The U.S. Department of Agriculture announced an assistance package to provide relief to farmers impacted by retaliatory trade tariffs. The three-part plan, which provides assistance up to $12 billion for the nation’s farmers, includes a Market Facilitation Program, a Food Purchase and Distribution Program and a Trade Promotion Program.
After the announcement, Randy Kron, Indiana Farm Bureau president, released the following statement to the media.
“While this $12 billion in agricultural assistance will provide temporary relief to Hoosier farmers, the importance of trade and open markets is essential to supporting our farmers’ bottom-line. Farm income has dropped about 50 percent over the last five years. Recent drops in corn, soybean and pork prices compound the real dollars lost to Indiana farmers, their families, rural communities and our state’s economy,” said Kron. “The administration’s announcement of the assistance package is confirmation that our concerns have been heard but there is still work to do. We will continue to express the importance of reliable trade agreements to Indiana’s representatives in Congress.”

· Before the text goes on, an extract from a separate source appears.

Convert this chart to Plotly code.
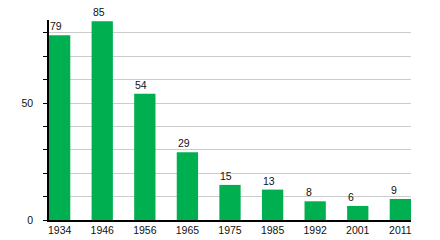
import plotly.graph_objects as go

years = ["1934", "1946", "1956", "1965", "1975", "1985", "1992", "2001", "2011"]
values = [79, 85, 54, 29, 15, 13, 8, 6, 9]
ytick_vals = [0, 10, 20, 30, 40, 50, 60, 70, 80]
ytick_text = ["0", "", "", "", "", "50", "", "", ""]

xs = list(range(len(years)))
font = dict(family="Liberation Sans, Arial, sans-serif", size=10.5, color="#111")

fig = go.Figure(go.Bar(x=xs, y=values, width=0.5, marker=dict(color="#00B050", line_width=0),
                       cliponaxis=False))

for x, v in zip(xs, values):
    fig.add_annotation(x=x - 0.25, y=v, text=str(v), showarrow=False,
                       xanchor="left", yanchor="bottom", yshift=1, xshift=-1, font=font)

fig.update_layout(
    width=440, height=240,
    margin=dict(l=49, r=29, t=20, b=20, autoexpand=False),
    paper_bgcolor="white", plot_bgcolor="white",
    showlegend=False, font=font,
)
fig.update_xaxes(range=[-0.25, 8.25], tickvals=xs, ticktext=years, showline=True,
                 linecolor="black", linewidth=1.5, ticks="", showgrid=False, zeroline=False,
                 tickfont=font, automargin=False)
fig.update_yaxes(range=[0, 85.5], tickvals=ytick_vals, ticktext=ytick_text, showline=True,
                 linecolor="black", linewidth=1.5, ticks="outside", ticklen=4, tickcolor="black",
                 showgrid=True, gridcolor="#cccccc", gridwidth=1, zeroline=False,
                 ticklabelstandoff=8, tickfont=font, automargin=False)

fig.write_html("out.html")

The press release issued by USDA expanded on the three programs that will be used to assist farmers:
- The Market Facilitation Program, authorized under the Commodity Credit Corporation (CCC) Charter Act and administered by Farm Service Agency, will provide payments incrementally to producers of soybeans, sorghum, corn, wheat, cotton, dairy and hogs. This support will help farmers manage disrupted markets, deal with surplus commodities and expand and develop new markets at home and abroad.
- Additionally, USDA will use the CCC Charter Act and other authorities to implement a Food Purchase and Distribution Program through the Agricultural Marketing Service to purchase unexpected surplus of affected commodities such as fruits, nuts, rice, legumes, beef, pork and milk for distribution to food banks and other nutrition programs.

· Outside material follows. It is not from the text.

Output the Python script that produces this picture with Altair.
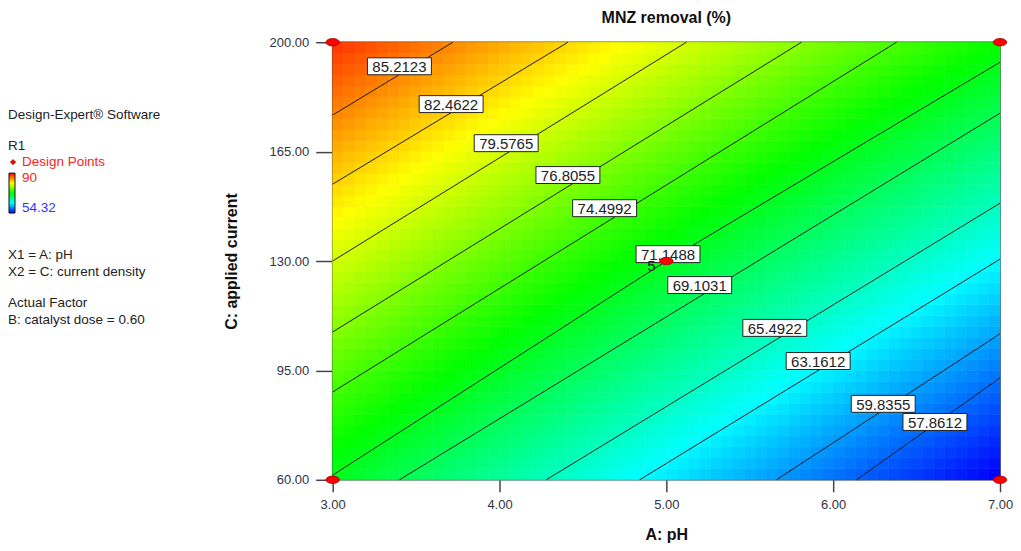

- Finally, the CCC will use its Charter Act authority for a Trade Promotion Program administered by the Foreign Agriculture Service in conjunction with the private sector to assist in developing new export markets for our farm products.
The USDA aid program is scheduled to start on Sept. 4. However, as of The Hoosier Farmer’s deadline, no further details on the plan or instructions for farmer enrollment have been released by USDA. The INFB public policy team will continue to monitor the situation and report on it as developments occur.
“Since the USDA’s announcement, additional tariffs have been proposed by both the U.S. and China. If enacted, nearly every segment of American agriculture will be impacted,” Kron said. “This assistance package is a short-term fix to the long-term problem of disrupted trade markets. If the situation continues to escalate, Hoosier farm families will continue to suffer the consequences.”